Following up on Running Postgres with Daemontools – Shutdown Errors, the Postgres mail list had some advice on monitoring and automatically restarting Postgres.
It seems the danger in automatically restarting the postmaster process from Postgres is a dangerous proposition. As mentioned in the mail list, if a process quits for whatever reason, daemontools will simply restart it. Now, that could theoretically fail and restart 3600 times per hour, every hour, every day without you ever being notified that there is a problem that requires attention. This may be fine for some things, but not Postgres.
Some people indicated they use a custom script to try and connect to postgres, and if the postgres fails they are notified. Some said the program monit will do the same job. I believe monit is quite extensible and will allow you to be notified as well as restart the server.

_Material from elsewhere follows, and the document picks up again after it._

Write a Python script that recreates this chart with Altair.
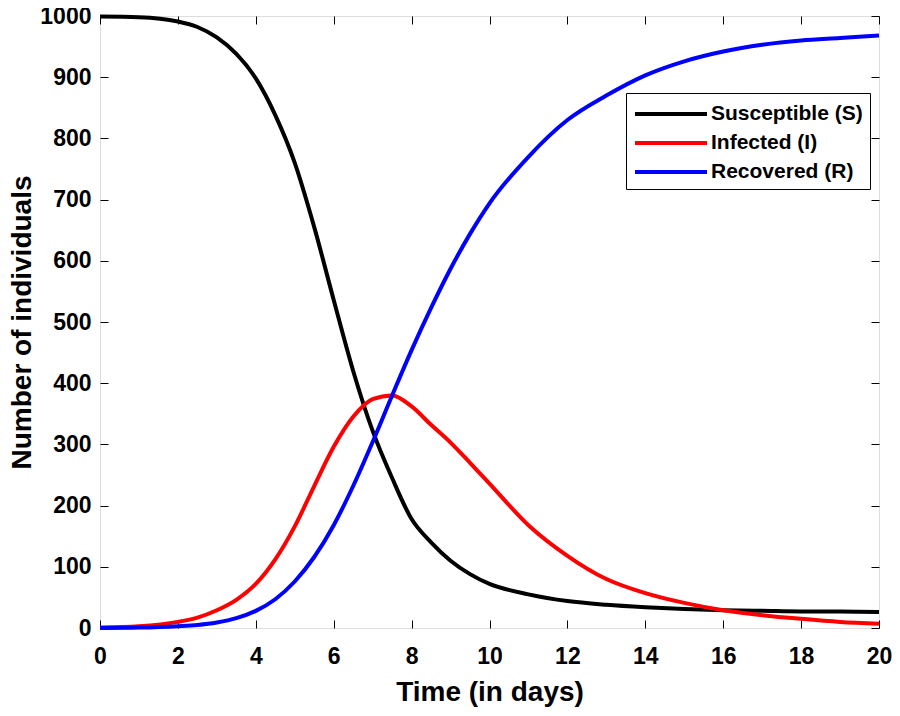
import altair as alt
import pandas as pd

t_days = [0, 1, 2, 2.5, 3, 3.5, 4, 4.5, 5, 5.5, 6, 6.5, 7, 7.5, 8, 8.5, 9, 9.5,
          10, 11, 12, 13, 14, 15, 16, 17, 18, 19, 20]
susceptible = [999, 998, 991, 982, 965, 938, 898, 838, 760, 655, 536, 420, 322, 245,
               178, 140, 110, 88, 72, 55, 44, 38, 34, 31, 29, 28, 27, 27, 26]
infected = [1, 3, 10, 17, 29, 46, 72, 112, 166, 232, 296, 345, 374, 380, 362, 332,
            303, 270, 236, 168, 118, 80, 57, 41, 29, 21, 15, 10, 7]
recovered = [0, 0.7, 3, 5, 9, 16, 28, 47, 76, 116, 168, 232, 304, 380, 454, 523,
             587, 644, 694, 770, 830, 870, 903, 926, 942, 953, 960, 964, 968]

series_names = ["Susceptible (S)", "Infected (I)", "Recovered (R)"]
series_colors = ["#000000", "#ff0000", "#0000ff"]

rows = []
for name, vals in zip(series_names, [susceptible, infected, recovered]):
    for t, v in zip(t_days, vals):
        rows.append({"t": t, "value": v, "series": name})
df = pd.DataFrame(rows)

FONT = "Liberation Sans"

x_scale = alt.Scale(domain=[0, 20], nice=False, zero=False)
y_scale = alt.Scale(domain=[0, 1000], nice=False)

lines = alt.Chart(df).mark_line(strokeWidth=4, interpolate="monotone").encode(
    x=alt.X("t:Q", scale=x_scale,
            axis=alt.Axis(title="Time (in days)", values=list(range(0, 21, 2)),
                          format="d", orient="bottom", offset=-8, tickSize=8,
                          domain=False, labelPadding=17, titlePadding=10,
                          labelFontSize=23, titleFontSize=28, labelFont=FONT,
                          titleFont=FONT, labelFontWeight="bold",
                          titleFontWeight="bold", labelColor="black",
                          titleColor="black", tickColor="black", grid=False,
                          labelFlush=False)),
    y=alt.Y("value:Q", scale=y_scale,
            axis=alt.Axis(title="Number of individuals", values=list(range(0, 1001, 100)),
                          format="d", orient="left", offset=-8, tickSize=8,
                          domain=False, labelPadding=9, titlePadding=3,
                          labelFontSize=23, titleFontSize=28, labelFont=FONT,
                          titleFont=FONT, labelFontWeight="bold",
                          titleFontWeight="bold", labelColor="black",
                          titleColor="black", tickColor="black", grid=False,
                          labelFlush=False)),
    color=alt.Color("series:N", sort=series_names,
                    scale=alt.Scale(domain=series_names, range=series_colors),
                    legend=alt.Legend(title=None, orient="none", legendX=526, legendY=77,
                                      symbolType="M-1,0H5", symbolSize=576,
                                      symbolStrokeWidth=4,
                                      labelFontSize=21,
                                      labelFont=FONT, labelFontWeight="bold",
                                      labelColor="black", labelOffset=50,
                                      rowPadding=5, padding=7,
                                      strokeColor="black", fillColor="white")),
)

frame = alt.Chart(df).mark_point(opacity=0).encode(
    x=alt.X("t:Q", scale=x_scale,
            axis=alt.Axis(title=None, values=list(range(0, 21, 2)), orient="top",
                          offset=-8, tickSize=8, domain=False, labels=False,
                          tickColor="black", grid=False)),
    y=alt.Y("value:Q", scale=y_scale,
            axis=alt.Axis(title=None, values=list(range(0, 1001, 100)), orient="right",
                          offset=-8, tickSize=8, domain=False, labels=False,
                          tickColor="black", grid=False)),
)

chart = alt.layer(lines, frame).properties(
    width=779, height=612,
    autosize=alt.AutoSizeParams(type="none"),
    padding={"left": 92, "top": 8, "right": 13, "bottom": 80},
).configure_view(stroke="black", strokeWidth=1.2).configure(background="white")

chart.save("out.html", embed_options={"renderer": "svg", "actions": False})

Still another person said they run the nagios monitoring program and are notified by email and pager of a failure.
Whatever the solution is, it seems only right to me that you should be notified of a failure if you so desire. At the same time, the mechanism that is handling the process should provide a clean shutdown. Apparently monit does that.
While I can’t advocate daemontools for Postgres, I would certainly say it is time to revisit nagios and monit. I’ve used nagio is the past but had resource issues with it. I’ve perused the monit documentation and enjoyed the flexibility. Now I’ll be looking at them both again and reporting back.